What to do
Without the pictures, can you quote each line below exactly?

***** Data extract

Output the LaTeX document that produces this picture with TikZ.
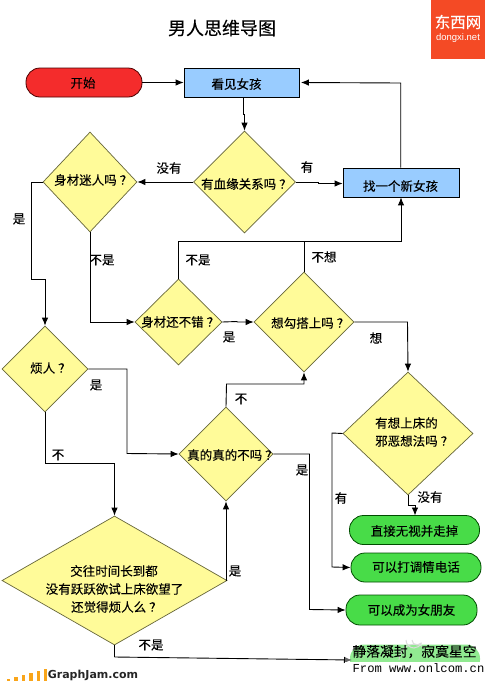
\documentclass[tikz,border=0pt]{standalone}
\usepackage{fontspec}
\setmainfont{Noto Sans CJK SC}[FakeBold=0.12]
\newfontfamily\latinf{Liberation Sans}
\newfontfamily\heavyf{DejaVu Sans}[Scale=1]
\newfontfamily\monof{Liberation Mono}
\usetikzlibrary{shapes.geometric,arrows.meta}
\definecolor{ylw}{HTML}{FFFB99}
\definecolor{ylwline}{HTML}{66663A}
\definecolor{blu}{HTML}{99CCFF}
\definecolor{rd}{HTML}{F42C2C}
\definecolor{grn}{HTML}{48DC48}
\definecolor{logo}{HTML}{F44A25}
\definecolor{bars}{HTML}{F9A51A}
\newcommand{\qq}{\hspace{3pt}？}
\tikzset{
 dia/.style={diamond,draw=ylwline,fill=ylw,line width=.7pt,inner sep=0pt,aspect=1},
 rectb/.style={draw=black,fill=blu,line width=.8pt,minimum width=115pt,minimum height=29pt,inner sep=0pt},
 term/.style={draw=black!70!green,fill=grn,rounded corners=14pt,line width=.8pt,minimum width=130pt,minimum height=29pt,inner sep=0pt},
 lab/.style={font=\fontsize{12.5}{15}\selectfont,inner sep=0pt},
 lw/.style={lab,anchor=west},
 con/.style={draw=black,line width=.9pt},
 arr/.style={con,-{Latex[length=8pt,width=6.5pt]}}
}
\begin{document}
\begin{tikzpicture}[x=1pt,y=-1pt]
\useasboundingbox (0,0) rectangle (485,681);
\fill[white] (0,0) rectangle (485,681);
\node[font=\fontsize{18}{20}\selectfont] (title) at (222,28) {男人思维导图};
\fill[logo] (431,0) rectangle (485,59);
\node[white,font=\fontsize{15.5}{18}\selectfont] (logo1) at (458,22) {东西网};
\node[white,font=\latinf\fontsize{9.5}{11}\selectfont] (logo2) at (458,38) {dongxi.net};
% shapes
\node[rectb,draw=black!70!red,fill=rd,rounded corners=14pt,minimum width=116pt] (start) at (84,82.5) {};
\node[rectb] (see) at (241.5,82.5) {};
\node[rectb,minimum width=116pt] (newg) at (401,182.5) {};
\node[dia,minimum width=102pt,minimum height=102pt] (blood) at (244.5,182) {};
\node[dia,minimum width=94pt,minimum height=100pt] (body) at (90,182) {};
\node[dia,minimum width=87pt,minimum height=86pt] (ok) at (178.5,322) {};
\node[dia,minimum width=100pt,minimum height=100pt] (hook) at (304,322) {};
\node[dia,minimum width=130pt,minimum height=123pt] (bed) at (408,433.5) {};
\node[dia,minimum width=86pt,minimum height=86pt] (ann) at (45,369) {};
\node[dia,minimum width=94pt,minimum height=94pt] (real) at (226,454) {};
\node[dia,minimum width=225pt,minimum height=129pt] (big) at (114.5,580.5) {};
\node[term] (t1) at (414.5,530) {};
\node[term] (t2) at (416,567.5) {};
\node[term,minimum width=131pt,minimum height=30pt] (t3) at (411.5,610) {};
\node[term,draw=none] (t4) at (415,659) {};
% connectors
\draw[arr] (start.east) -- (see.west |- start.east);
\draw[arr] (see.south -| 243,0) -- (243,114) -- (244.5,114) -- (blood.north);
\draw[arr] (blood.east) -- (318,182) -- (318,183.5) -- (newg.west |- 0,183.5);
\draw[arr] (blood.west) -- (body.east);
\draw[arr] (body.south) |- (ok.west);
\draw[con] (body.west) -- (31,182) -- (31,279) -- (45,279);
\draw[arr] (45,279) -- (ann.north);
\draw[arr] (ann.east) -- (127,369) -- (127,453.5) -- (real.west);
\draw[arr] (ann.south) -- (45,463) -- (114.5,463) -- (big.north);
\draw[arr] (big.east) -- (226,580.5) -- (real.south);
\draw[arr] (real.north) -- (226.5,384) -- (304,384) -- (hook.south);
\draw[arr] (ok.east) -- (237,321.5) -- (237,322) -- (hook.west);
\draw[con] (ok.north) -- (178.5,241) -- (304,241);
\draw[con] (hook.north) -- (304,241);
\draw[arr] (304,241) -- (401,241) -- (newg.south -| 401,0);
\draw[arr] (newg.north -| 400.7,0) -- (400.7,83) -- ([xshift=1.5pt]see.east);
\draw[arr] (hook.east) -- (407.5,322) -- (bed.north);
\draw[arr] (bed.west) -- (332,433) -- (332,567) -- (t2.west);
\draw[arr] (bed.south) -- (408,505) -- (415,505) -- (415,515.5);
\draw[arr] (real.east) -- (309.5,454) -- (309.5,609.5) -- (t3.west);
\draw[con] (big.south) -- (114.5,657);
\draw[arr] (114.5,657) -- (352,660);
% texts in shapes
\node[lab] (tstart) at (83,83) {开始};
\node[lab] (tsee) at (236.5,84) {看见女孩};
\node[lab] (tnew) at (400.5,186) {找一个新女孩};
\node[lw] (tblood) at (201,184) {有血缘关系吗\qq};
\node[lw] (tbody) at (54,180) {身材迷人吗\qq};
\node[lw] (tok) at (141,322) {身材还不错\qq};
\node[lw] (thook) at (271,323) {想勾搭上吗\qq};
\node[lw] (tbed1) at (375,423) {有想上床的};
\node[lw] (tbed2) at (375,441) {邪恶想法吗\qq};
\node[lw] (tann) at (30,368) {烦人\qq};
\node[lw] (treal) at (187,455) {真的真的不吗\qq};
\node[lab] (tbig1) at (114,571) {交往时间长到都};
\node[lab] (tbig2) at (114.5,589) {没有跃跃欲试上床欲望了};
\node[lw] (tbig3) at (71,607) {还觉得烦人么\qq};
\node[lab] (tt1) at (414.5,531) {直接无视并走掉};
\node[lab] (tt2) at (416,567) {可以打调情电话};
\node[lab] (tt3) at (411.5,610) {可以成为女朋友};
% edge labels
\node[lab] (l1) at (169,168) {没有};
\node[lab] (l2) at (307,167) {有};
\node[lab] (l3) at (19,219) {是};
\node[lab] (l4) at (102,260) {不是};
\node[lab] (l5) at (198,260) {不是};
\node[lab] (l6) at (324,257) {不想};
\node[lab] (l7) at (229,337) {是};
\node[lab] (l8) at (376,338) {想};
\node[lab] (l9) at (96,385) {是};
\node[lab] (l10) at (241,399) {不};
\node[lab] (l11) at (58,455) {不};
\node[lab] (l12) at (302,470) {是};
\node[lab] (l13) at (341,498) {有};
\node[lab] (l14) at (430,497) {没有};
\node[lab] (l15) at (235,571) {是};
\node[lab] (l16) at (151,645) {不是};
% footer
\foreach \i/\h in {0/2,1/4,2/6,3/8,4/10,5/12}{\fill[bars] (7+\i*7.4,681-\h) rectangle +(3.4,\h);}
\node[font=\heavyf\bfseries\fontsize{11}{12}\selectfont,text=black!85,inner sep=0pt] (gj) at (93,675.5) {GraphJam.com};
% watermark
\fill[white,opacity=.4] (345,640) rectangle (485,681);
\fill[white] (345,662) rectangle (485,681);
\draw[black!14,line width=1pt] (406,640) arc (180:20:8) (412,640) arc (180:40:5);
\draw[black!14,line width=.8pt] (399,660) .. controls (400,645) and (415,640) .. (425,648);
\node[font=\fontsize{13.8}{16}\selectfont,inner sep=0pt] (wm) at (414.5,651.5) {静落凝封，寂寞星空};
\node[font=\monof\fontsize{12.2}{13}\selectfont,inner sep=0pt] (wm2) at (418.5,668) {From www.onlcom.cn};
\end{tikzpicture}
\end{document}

**********

Problem solution
Output the LaTeX document that produces this picture with TikZ.
\documentclass[tikz,border=0pt]{standalone}
\usepackage{fontspec}
\setmainfont{Noto Sans CJK SC}[FakeBold=0.12]
\newfontfamily\latinf{Liberation Sans}
\newfontfamily\heavyf{DejaVu Sans}[Scale=1]
\newfontfamily\monof{Liberation Mono}
\usetikzlibrary{shapes.geometric,arrows.meta}
\definecolor{ylw}{HTML}{FFFB99}
\definecolor{ylwline}{HTML}{66663A}
\definecolor{blu}{HTML}{99CCFF}
\definecolor{rd}{HTML}{F42C2C}
\definecolor{grn}{HTML}{48DC48}
\definecolor{logo}{HTML}{F44A25}
\definecolor{bars}{HTML}{F9A51A}
\newcommand{\qq}{\hspace{3pt}？}
\tikzset{
 dia/.style={diamond,draw=ylwline,fill=ylw,line width=.7pt,inner sep=0pt,aspect=1},
 rectb/.style={draw=black,fill=blu,line width=.8pt,minimum width=115pt,minimum height=29pt,inner sep=0pt},
 term/.style={draw=black!70!green,fill=grn,rounded corners=14pt,line width=.8pt,minimum width=130pt,minimum height=29pt,inner sep=0pt},
 lab/.style={font=\fontsize{12.5}{15}\selectfont,inner sep=0pt},
 lw/.style={lab,anchor=west},
 con/.style={draw=black,line width=.9pt},
 arr/.style={con,-{Latex[length=8pt,width=6.5pt]}}
}
\begin{document}
\begin{tikzpicture}[x=1pt,y=-1pt]
\useasboundingbox (0,0) rectangle (485,681);
\fill[white] (0,0) rectangle (485,681);
\node[font=\fontsize{18}{20}\selectfont] (title) at (222,28) {男人思维导图};
\fill[logo] (431,0) rectangle (485,59);
\node[white,font=\fontsize{15.5}{18}\selectfont] (logo1) at (458,22) {东西网};
\node[white,font=\latinf\fontsize{9.5}{11}\selectfont] (logo2) at (458,38) {dongxi.net};
% shapes
\node[rectb,draw=black!70!red,fill=rd,rounded corners=14pt,minimum width=116pt] (start) at (84,82.5) {};
\node[rectb] (see) at (241.5,82.5) {};
\node[rectb,minimum width=116pt] (newg) at (401,182.5) {};
\node[dia,minimum width=102pt,minimum height=102pt] (blood) at (244.5,182) {};
\node[dia,minimum width=94pt,minimum height=100pt] (body) at (90,182) {};
\node[dia,minimum width=87pt,minimum height=86pt] (ok) at (178.5,322) {};
\node[dia,minimum width=100pt,minimum height=100pt] (hook) at (304,322) {};
\node[dia,minimum width=130pt,minimum height=123pt] (bed) at (408,433.5) {};
\node[dia,minimum width=86pt,minimum height=86pt] (ann) at (45,369) {};
\node[dia,minimum width=94pt,minimum height=94pt] (real) at (226,454) {};
\node[dia,minimum width=225pt,minimum height=129pt] (big) at (114.5,580.5) {};
\node[term] (t1) at (414.5,530) {};
\node[term] (t2) at (416,567.5) {};
\node[term,minimum width=131pt,minimum height=30pt] (t3) at (411.5,610) {};
\node[term,draw=none] (t4) at (415,659) {};
% connectors
\draw[arr] (start.east) -- (see.west |- start.east);
\draw[arr] (see.south -| 243,0) -- (243,114) -- (244.5,114) -- (blood.north);
\draw[arr] (blood.east) -- (318,182) -- (318,183.5) -- (newg.west |- 0,183.5);
\draw[arr] (blood.west) -- (body.east);
\draw[arr] (body.south) |- (ok.west);
\draw[con] (body.west) -- (31,182) -- (31,279) -- (45,279);
\draw[arr] (45,279) -- (ann.north);
\draw[arr] (ann.east) -- (127,369) -- (127,453.5) -- (real.west);
\draw[arr] (ann.south) -- (45,463) -- (114.5,463) -- (big.north);
\draw[arr] (big.east) -- (226,580.5) -- (real.south);
\draw[arr] (real.north) -- (226.5,384) -- (304,384) -- (hook.south);
\draw[arr] (ok.east) -- (237,321.5) -- (237,322) -- (hook.west);
\draw[con] (ok.north) -- (178.5,241) -- (304,241);
\draw[con] (hook.north) -- (304,241);
\draw[arr] (304,241) -- (401,241) -- (newg.south -| 401,0);
\draw[arr] (newg.north -| 400.7,0) -- (400.7,83) -- ([xshift=1.5pt]see.east);
\draw[arr] (hook.east) -- (407.5,322) -- (bed.north);
\draw[arr] (bed.west) -- (332,433) -- (332,567) -- (t2.west);
\draw[arr] (bed.south) -- (408,505) -- (415,505) -- (415,515.5);
\draw[arr] (real.east) -- (309.5,454) -- (309.5,609.5) -- (t3.west);
\draw[con] (big.south) -- (114.5,657);
\draw[arr] (114.5,657) -- (352,660);
% texts in shapes
\node[lab] (tstart) at (83,83) {开始};
\node[lab] (tsee) at (236.5,84) {看见女孩};
\node[lab] (tnew) at (400.5,186) {找一个新女孩};
\node[lw] (tblood) at (201,184) {有血缘关系吗\qq};
\node[lw] (tbody) at (54,180) {身材迷人吗\qq};
\node[lw] (tok) at (141,322) {身材还不错\qq};
\node[lw] (thook) at (271,323) {想勾搭上吗\qq};
\node[lw] (tbed1) at (375,423) {有想上床的};
\node[lw] (tbed2) at (375,441) {邪恶想法吗\qq};
\node[lw] (tann) at (30,368) {烦人\qq};
\node[lw] (treal) at (187,455) {真的真的不吗\qq};
\node[lab] (tbig1) at (114,571) {交往时间长到都};
\node[lab] (tbig2) at (114.5,589) {没有跃跃欲试上床欲望了};
\node[lw] (tbig3) at (71,607) {还觉得烦人么\qq};
\node[lab] (tt1) at (414.5,531) {直接无视并走掉};
\node[lab] (tt2) at (416,567) {可以打调情电话};
\node[lab] (tt3) at (411.5,610) {可以成为女朋友};
% edge labels
\node[lab] (l1) at (169,168) {没有};
\node[lab] (l2) at (307,167) {有};
\node[lab] (l3) at (19,219) {是};
\node[lab] (l4) at (102,260) {不是};
\node[lab] (l5) at (198,260) {不是};
\node[lab] (l6) at (324,257) {不想};
\node[lab] (l7) at (229,337) {是};
\node[lab] (l8) at (376,338) {想};
\node[lab] (l9) at (96,385) {是};
\node[lab] (l10) at (241,399) {不};
\node[lab] (l11) at (58,455) {不};
\node[lab] (l12) at (302,470) {是};
\node[lab] (l13) at (341,498) {有};
\node[lab] (l14) at (430,497) {没有};
\node[lab] (l15) at (235,571) {是};
\node[lab] (l16) at (151,645) {不是};
% footer
\foreach \i/\h in {0/2,1/4,2/6,3/8,4/10,5/12}{\fill[bars] (7+\i*7.4,681-\h) rectangle +(3.4,\h);}
\node[font=\heavyf\bfseries\fontsize{11}{12}\selectfont,text=black!85,inner sep=0pt] (gj) at (93,675.5) {GraphJam.com};
% watermark
\fill[white,opacity=.4] (345,640) rectangle (485,681);
\fill[white] (345,662) rectangle (485,681);
\draw[black!14,line width=1pt] (406,640) arc (180:20:8) (412,640) arc (180:40:5);
\draw[black!14,line width=.8pt] (399,660) .. controls (400,645) and (415,640) .. (425,648);
\node[font=\fontsize{13.8}{16}\selectfont,inner sep=0pt] (wm) at (414.5,651.5) {静落凝封，寂寞星空};
\node[font=\monof\fontsize{12.2}{13}\selectfont,inner sep=0pt] (wm2) at (418.5,668) {From www.onlcom.cn};
\end{tikzpicture}
\end{document}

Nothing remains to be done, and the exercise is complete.